* **Short problem**
Go through the listing beneath this task and return every line that carries the string "chart".

* **Data for processing**

⁂

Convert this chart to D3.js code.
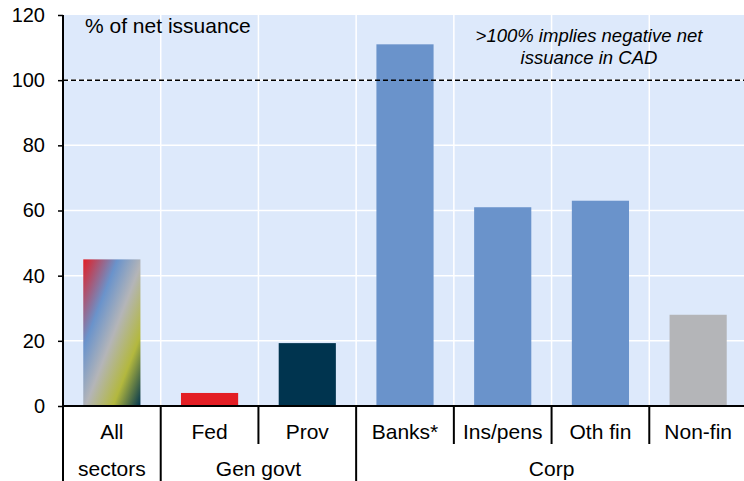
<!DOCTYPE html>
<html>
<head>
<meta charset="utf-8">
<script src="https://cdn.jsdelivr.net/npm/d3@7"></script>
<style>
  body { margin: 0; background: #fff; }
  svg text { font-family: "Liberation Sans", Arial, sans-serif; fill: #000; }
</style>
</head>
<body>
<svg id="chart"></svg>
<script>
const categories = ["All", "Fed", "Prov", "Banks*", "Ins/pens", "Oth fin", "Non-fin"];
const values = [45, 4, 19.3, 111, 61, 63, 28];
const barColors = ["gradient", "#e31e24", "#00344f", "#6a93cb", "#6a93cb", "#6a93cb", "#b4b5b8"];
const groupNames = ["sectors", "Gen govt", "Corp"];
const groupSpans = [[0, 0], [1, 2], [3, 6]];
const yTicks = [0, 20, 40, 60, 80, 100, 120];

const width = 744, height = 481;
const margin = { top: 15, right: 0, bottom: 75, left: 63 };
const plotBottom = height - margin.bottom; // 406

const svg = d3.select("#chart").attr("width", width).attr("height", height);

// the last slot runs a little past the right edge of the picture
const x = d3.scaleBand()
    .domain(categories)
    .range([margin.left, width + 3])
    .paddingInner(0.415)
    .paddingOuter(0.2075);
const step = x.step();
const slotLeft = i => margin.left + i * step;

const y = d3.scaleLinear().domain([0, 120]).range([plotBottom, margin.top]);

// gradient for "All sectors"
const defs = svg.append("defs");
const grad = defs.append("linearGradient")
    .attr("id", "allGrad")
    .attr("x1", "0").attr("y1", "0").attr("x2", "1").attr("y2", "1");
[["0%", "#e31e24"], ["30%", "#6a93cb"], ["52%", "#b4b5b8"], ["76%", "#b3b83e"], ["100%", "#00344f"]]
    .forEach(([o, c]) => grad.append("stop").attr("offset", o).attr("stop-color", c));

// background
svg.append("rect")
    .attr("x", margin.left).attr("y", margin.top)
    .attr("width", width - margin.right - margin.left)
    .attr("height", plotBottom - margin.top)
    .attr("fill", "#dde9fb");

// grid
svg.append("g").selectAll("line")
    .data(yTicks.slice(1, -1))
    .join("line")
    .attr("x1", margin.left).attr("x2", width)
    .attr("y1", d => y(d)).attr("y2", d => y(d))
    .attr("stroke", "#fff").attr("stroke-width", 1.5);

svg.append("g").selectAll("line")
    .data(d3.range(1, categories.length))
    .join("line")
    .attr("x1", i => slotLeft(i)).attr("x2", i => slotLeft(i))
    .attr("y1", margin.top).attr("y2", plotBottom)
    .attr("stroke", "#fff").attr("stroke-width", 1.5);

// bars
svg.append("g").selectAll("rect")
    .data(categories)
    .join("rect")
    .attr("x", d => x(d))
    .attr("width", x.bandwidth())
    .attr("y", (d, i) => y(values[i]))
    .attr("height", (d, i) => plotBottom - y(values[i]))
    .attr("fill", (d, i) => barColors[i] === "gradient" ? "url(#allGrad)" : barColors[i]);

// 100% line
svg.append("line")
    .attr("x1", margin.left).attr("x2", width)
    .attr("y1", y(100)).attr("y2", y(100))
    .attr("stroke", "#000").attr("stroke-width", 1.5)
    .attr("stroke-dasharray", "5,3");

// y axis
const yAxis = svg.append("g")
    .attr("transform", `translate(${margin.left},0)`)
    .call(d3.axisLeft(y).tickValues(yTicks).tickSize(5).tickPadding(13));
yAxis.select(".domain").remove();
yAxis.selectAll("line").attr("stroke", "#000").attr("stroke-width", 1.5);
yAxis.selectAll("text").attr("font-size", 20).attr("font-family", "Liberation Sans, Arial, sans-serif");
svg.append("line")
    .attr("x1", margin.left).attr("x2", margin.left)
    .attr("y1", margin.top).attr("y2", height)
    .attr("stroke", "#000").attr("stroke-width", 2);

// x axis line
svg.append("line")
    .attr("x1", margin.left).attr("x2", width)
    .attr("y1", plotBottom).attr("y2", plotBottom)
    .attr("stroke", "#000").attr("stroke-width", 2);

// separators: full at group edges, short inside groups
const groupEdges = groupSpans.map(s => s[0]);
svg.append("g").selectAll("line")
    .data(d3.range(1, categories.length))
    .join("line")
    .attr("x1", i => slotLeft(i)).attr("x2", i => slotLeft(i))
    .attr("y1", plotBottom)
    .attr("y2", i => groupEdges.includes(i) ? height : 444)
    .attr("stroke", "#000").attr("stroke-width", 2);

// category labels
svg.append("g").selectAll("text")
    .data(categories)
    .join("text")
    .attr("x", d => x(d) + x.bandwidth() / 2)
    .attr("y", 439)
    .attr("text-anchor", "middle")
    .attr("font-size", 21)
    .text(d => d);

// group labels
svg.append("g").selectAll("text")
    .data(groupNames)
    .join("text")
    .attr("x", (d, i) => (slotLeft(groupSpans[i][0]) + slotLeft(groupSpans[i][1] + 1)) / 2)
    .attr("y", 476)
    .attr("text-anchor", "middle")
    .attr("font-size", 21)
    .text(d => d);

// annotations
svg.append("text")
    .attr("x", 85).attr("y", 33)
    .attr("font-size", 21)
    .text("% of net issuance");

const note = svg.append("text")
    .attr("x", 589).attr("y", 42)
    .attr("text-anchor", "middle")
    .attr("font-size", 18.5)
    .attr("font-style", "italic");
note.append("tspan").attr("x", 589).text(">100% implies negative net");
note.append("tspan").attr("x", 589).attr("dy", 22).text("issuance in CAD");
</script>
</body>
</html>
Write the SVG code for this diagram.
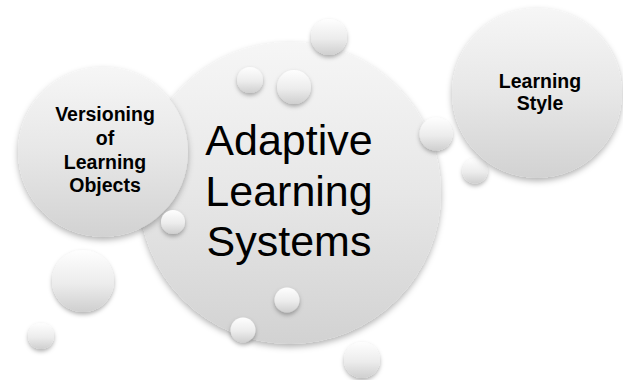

⁂

* **Written response**
Convert this chart to D3.js code.
<svg id="chart"></svg>
const svg = d3.select("#chart").attr("width", width).attr("height", height);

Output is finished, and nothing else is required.